Charts and diagrams as code
........

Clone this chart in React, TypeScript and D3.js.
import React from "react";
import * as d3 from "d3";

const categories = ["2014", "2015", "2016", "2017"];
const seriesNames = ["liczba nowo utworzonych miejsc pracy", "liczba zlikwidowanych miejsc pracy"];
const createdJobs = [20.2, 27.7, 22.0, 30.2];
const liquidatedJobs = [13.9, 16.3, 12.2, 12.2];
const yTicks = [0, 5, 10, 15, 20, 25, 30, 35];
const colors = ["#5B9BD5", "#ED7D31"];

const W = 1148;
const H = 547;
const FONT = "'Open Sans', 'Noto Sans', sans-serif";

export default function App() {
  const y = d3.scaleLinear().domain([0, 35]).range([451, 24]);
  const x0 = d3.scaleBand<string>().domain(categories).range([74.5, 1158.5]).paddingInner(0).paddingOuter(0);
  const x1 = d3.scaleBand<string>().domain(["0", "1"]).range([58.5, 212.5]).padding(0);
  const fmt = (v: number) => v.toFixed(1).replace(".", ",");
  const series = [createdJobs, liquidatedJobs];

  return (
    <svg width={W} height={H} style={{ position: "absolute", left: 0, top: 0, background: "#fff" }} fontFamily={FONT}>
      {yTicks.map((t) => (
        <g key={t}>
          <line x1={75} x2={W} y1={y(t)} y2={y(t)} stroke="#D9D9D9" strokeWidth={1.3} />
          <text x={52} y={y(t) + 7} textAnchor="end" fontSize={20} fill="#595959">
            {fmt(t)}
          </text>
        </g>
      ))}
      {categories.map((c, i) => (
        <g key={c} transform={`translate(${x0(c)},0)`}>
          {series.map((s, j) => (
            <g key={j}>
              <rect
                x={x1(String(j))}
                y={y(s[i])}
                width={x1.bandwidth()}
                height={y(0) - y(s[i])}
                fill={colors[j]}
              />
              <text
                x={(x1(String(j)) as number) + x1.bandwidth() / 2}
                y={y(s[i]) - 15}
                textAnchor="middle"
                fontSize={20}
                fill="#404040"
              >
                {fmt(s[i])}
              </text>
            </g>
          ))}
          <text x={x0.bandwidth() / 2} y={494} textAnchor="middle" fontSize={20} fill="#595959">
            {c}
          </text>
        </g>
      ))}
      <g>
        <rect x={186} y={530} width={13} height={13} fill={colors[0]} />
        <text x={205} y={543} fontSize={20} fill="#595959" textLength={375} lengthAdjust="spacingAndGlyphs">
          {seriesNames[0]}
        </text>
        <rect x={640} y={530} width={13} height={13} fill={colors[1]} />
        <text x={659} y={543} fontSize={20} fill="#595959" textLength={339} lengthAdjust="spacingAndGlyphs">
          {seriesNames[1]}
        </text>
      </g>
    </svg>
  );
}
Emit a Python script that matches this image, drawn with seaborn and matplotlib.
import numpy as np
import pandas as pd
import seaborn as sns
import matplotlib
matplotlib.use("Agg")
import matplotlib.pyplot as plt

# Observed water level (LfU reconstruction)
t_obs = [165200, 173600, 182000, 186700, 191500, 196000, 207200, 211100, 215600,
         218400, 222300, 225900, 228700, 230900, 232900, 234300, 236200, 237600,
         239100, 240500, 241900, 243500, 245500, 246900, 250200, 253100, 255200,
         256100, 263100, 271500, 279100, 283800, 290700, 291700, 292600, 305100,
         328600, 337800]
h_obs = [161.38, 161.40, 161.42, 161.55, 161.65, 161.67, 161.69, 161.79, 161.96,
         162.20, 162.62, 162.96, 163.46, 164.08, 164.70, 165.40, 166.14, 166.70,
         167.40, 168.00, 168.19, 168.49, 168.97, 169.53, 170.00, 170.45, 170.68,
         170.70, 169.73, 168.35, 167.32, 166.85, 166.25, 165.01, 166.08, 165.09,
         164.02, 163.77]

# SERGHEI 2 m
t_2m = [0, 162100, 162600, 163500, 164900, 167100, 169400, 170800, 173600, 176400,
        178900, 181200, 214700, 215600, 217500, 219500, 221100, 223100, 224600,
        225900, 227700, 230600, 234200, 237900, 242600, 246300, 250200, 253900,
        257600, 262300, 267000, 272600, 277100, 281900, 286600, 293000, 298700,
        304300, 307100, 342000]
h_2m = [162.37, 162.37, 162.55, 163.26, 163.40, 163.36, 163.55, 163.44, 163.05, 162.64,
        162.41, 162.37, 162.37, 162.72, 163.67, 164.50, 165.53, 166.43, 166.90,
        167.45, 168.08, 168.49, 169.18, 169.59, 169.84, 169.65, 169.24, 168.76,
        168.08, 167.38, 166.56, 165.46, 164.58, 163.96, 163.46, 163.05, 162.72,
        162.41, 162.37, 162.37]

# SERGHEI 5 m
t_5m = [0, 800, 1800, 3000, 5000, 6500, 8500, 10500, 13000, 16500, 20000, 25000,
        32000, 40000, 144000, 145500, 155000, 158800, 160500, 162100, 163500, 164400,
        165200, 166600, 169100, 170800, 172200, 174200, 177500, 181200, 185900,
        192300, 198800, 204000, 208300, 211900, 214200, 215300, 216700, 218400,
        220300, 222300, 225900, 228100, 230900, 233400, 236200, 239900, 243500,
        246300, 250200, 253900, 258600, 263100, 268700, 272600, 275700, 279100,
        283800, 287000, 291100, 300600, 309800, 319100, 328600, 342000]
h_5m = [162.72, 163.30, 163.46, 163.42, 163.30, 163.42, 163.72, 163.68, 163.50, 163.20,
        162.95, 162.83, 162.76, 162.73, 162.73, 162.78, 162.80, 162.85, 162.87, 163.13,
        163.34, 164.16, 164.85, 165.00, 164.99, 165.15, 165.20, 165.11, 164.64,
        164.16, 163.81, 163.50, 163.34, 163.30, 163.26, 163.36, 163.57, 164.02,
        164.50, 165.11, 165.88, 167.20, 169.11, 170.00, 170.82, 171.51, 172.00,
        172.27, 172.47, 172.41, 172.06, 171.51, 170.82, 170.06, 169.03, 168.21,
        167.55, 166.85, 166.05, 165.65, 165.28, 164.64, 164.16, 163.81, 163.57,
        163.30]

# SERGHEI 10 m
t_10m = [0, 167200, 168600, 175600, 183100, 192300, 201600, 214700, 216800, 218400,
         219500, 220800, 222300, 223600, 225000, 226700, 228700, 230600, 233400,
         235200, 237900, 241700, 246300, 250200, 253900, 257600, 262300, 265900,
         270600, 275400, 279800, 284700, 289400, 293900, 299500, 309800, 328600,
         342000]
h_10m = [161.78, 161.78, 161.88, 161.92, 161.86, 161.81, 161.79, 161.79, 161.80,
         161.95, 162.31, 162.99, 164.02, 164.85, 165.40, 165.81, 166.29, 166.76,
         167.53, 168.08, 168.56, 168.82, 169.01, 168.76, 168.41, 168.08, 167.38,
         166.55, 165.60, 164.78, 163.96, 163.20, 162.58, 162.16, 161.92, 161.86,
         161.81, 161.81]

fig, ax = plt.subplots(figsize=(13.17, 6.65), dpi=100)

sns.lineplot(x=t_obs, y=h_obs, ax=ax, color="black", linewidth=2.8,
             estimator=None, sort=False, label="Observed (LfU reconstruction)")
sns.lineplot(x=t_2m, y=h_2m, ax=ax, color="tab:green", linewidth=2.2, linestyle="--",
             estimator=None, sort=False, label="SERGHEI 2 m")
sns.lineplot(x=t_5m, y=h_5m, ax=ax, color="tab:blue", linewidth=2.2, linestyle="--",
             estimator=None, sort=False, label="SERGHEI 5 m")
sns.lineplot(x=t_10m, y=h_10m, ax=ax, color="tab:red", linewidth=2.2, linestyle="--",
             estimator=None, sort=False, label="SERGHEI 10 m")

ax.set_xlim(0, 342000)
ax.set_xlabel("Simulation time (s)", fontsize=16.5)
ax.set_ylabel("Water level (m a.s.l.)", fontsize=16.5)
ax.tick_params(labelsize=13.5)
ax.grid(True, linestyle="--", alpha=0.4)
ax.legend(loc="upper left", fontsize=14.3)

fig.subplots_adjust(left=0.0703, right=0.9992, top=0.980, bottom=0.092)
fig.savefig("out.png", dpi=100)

........

Direction: Return the lines from the line with "Emit a Python" through the line with "164.02, 163.77]", inclusive, exactly as they stand, and nothing else.

Response:
Emit a Python script that matches this image, drawn with seaborn and matplotlib.
import numpy as np
import pandas as pd
import seaborn as sns
import matplotlib
matplotlib.use("Agg")
import matplotlib.pyplot as plt

# Observed water level (LfU reconstruction)
t_obs = [165200, 173600, 182000, 186700, 191500, 196000, 207200, 211100, 215600,
         218400, 222300, 225900, 228700, 230900, 232900, 234300, 236200, 237600,
         239100, 240500, 241900, 243500, 245500, 246900, 250200, 253100, 255200,
         256100, 263100, 271500, 279100, 283800, 290700, 291700, 292600, 305100,
         328600, 337800]
h_obs = [161.38, 161.40, 161.42, 161.55, 161.65, 161.67, 161.69, 161.79, 161.96,
         162.20, 162.62, 162.96, 163.46, 164.08, 164.70, 165.40, 166.14, 166.70,
         167.40, 168.00, 168.19, 168.49, 168.97, 169.53, 170.00, 170.45, 170.68,
         170.70, 169.73, 168.35, 167.32, 166.85, 166.25, 165.01, 166.08, 165.09,
         164.02, 163.77]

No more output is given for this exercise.